La Société pense qu’il serait convenable de faire lithographier d’après les observations précédentes une coupe des couches entre Beauvais et Gournay (Voyez Planche I, fig. 1).

Le tableau suivant offre l’ordre approximatif que la Société croit entrevoir dans la succession des couches observées :

Étage de la craie proprement dite Craie blanche à lits et filons de silex. (Entre Beauvais et Saint-Martin-le-Nœud.)
Craie dure ou calcaire crayeux. (Flambermont.)
Étages des sables verts Craie à grains verts (Château de Sénefontaine)
Sables verts.
Étages des sables ferrugineux Argile lie de vin bigarrée. (Epaubourg) ?
Sables quartzeux, rouges, roses et jaunâtres, avec minerais de fer. (Savignies.)
Sables blancs ou roussâtres. (À l’ouest de Savignies.)
Couches de minerai de far. (Mont Benard.)
Argile de Savignies. (Mont Benard.)
Argile à coquilles marines. (Bois de Craine, près de l’Héraulle.)
Sable ferrugineux.
Minerai de fer en grains. (Saint-Germain-la-Poterie.)
Minerai de fer coquiller (Saint-Paul.)
Sable et grès blanc à fougères. (Sablonnière de St-Paul.)
Argile. (Venancourt, Ons en Bray.) ?
Sables et grès ferrugineux. (Lafresnoy.)
Argile à foulon. (Lafresnoy.)
Argile à foulon. (Hanvoille.) ?
Étages des grès verts Argile jaunâtre. (À l’ouest d’Hanvoille.)
Grès vert. (À l’ouest d’Hanvoille.)
Lumachelle grise à grosses paludines.
Marnes et argiles grises et bleuâtres, avec des lits de lumachelles à petites huitres ou anomies. (À l’ouest d’Hanvoille et Courcelles.)
Étages des marnes à petites gryphées Marnes et argiles grises, à petites huîtres ordinaires. (Hécourt.)
Argile marneuse noirâtre à huîtres. (Hécourt.)
Lumachelle grise. À petites gryphées. (Hécourt-L
Lumachelle rougeâtre, à gryphées virgules (Plateau culminant de Senantes.)
Calcaire compacte argilifère blanc jaunâtre. (Sur le même plateau.)

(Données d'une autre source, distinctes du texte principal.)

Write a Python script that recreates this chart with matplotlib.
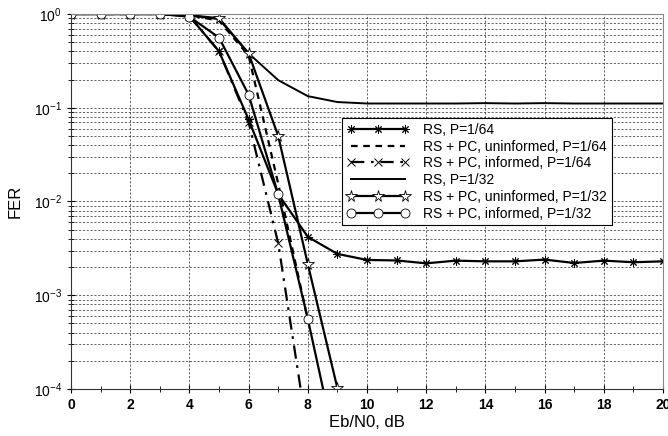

Avant de se séparer, la Société charge le Bureau d’être son organe auprès de M. le préfet de l’Oise, pour le remercier d’avoir mis à la disposition de la Société une salle pour tenir ses séances.


  1. Voyez la Description des Environs de Paris, par MM. Brongniart et Cuvier ; le Précis de Statistique du département de l’Oise, par M. Graves, dans l’Annuaire pour 1829 ; et un Mémoire de M. Robert, dans les Annales des Mines, vol. VIII, 1830.